-- START --

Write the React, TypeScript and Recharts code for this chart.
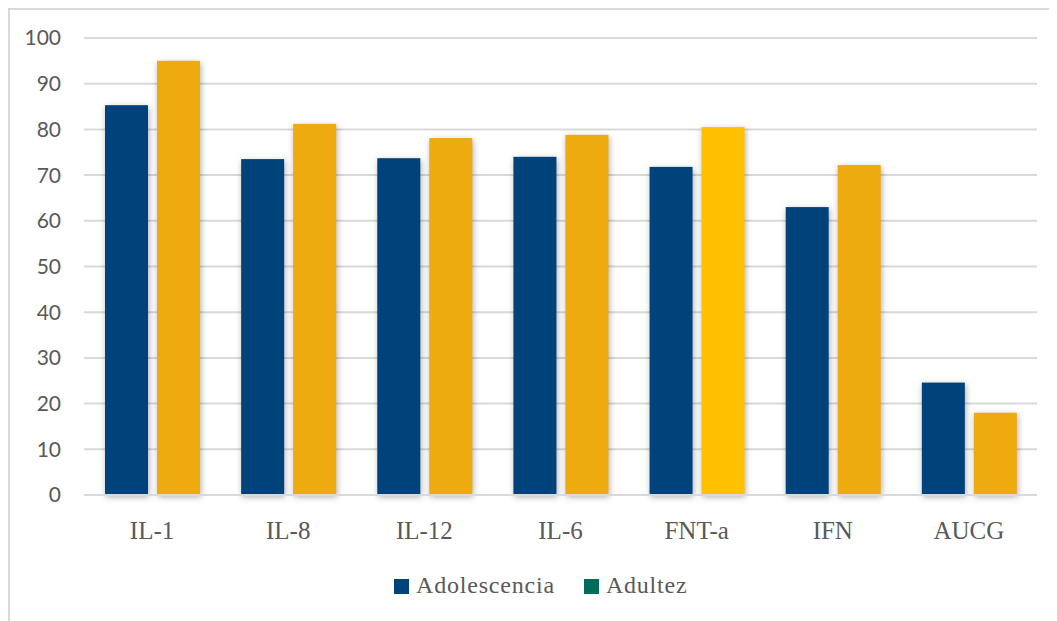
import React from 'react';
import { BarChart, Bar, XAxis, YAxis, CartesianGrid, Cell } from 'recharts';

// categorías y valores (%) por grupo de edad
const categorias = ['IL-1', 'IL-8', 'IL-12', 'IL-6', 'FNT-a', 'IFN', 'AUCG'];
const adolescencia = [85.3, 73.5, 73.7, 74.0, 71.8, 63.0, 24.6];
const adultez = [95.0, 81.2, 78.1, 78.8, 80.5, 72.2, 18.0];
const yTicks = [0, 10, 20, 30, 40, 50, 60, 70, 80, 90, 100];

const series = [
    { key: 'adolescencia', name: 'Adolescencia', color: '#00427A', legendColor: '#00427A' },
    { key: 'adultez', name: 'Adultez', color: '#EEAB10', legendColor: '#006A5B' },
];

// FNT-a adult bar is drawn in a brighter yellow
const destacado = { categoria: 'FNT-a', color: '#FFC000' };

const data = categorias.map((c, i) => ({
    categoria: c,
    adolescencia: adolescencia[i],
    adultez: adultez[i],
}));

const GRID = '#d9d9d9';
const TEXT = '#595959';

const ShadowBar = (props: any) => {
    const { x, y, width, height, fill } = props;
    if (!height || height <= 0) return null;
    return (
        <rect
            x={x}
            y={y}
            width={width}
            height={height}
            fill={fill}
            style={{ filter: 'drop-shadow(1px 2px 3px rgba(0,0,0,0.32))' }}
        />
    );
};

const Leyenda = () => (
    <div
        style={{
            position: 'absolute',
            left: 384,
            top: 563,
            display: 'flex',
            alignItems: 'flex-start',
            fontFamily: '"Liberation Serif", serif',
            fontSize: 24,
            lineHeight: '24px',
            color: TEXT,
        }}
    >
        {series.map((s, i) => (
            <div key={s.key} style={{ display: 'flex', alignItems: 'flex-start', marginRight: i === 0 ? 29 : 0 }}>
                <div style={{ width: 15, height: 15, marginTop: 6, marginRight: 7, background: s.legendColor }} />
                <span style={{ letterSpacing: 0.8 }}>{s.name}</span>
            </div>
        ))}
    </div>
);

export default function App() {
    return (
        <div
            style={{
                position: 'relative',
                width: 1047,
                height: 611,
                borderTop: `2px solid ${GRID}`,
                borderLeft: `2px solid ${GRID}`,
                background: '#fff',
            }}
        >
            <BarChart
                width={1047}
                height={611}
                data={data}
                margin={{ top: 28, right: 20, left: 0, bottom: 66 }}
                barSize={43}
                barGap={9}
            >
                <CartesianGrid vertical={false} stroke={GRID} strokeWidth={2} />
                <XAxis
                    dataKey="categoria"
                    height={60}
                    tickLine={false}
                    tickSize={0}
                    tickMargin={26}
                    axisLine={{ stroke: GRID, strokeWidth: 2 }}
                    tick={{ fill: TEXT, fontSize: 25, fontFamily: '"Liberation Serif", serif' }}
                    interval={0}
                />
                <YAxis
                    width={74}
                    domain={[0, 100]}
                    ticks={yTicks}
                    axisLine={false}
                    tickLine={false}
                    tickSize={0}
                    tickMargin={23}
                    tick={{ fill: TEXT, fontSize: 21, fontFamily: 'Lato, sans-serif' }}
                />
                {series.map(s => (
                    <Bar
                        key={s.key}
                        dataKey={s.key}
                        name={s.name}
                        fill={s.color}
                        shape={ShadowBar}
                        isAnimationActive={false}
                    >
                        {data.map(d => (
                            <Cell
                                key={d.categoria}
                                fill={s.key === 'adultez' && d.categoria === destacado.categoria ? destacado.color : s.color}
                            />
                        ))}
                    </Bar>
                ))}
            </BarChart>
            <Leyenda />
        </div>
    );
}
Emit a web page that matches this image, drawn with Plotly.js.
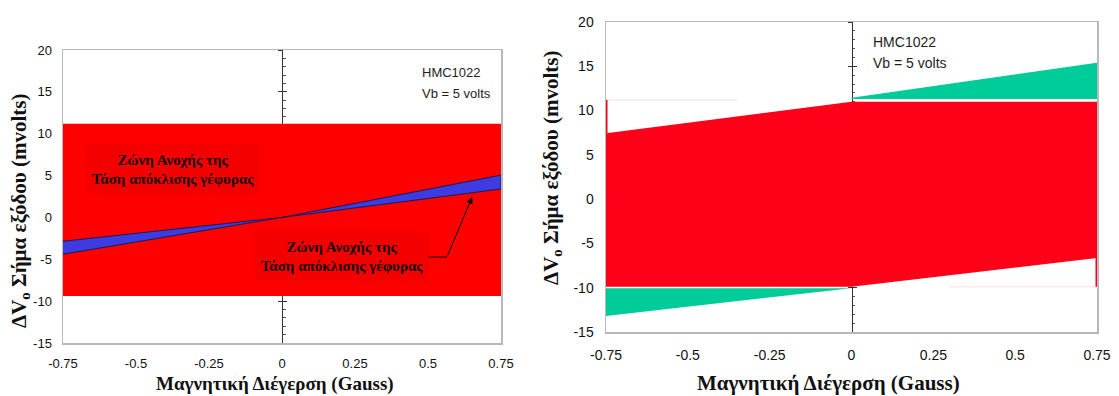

-- END --

- **EXERCISE DIRECTIONS**
Leave out any pictures and return exactly the lines from the beginning of the data through the line with "const TEXT = '#595959';", inclusive.

- **TASK SOLUTION**
Write the React, TypeScript and Recharts code for this chart.
import React from 'react';
import { BarChart, Bar, XAxis, YAxis, CartesianGrid, Cell } from 'recharts';

// categorías y valores (%) por grupo de edad
const categorias = ['IL-1', 'IL-8', 'IL-12', 'IL-6', 'FNT-a', 'IFN', 'AUCG'];
const adolescencia = [85.3, 73.5, 73.7, 74.0, 71.8, 63.0, 24.6];
const adultez = [95.0, 81.2, 78.1, 78.8, 80.5, 72.2, 18.0];
const yTicks = [0, 10, 20, 30, 40, 50, 60, 70, 80, 90, 100];

const series = [
    { key: 'adolescencia', name: 'Adolescencia', color: '#00427A', legendColor: '#00427A' },
    { key: 'adultez', name: 'Adultez', color: '#EEAB10', legendColor: '#006A5B' },
];

// FNT-a adult bar is drawn in a brighter yellow
const destacado = { categoria: 'FNT-a', color: '#FFC000' };

const data = categorias.map((c, i) => ({
    categoria: c,
    adolescencia: adolescencia[i],
    adultez: adultez[i],
}));

const GRID = '#d9d9d9';
const TEXT = '#595959';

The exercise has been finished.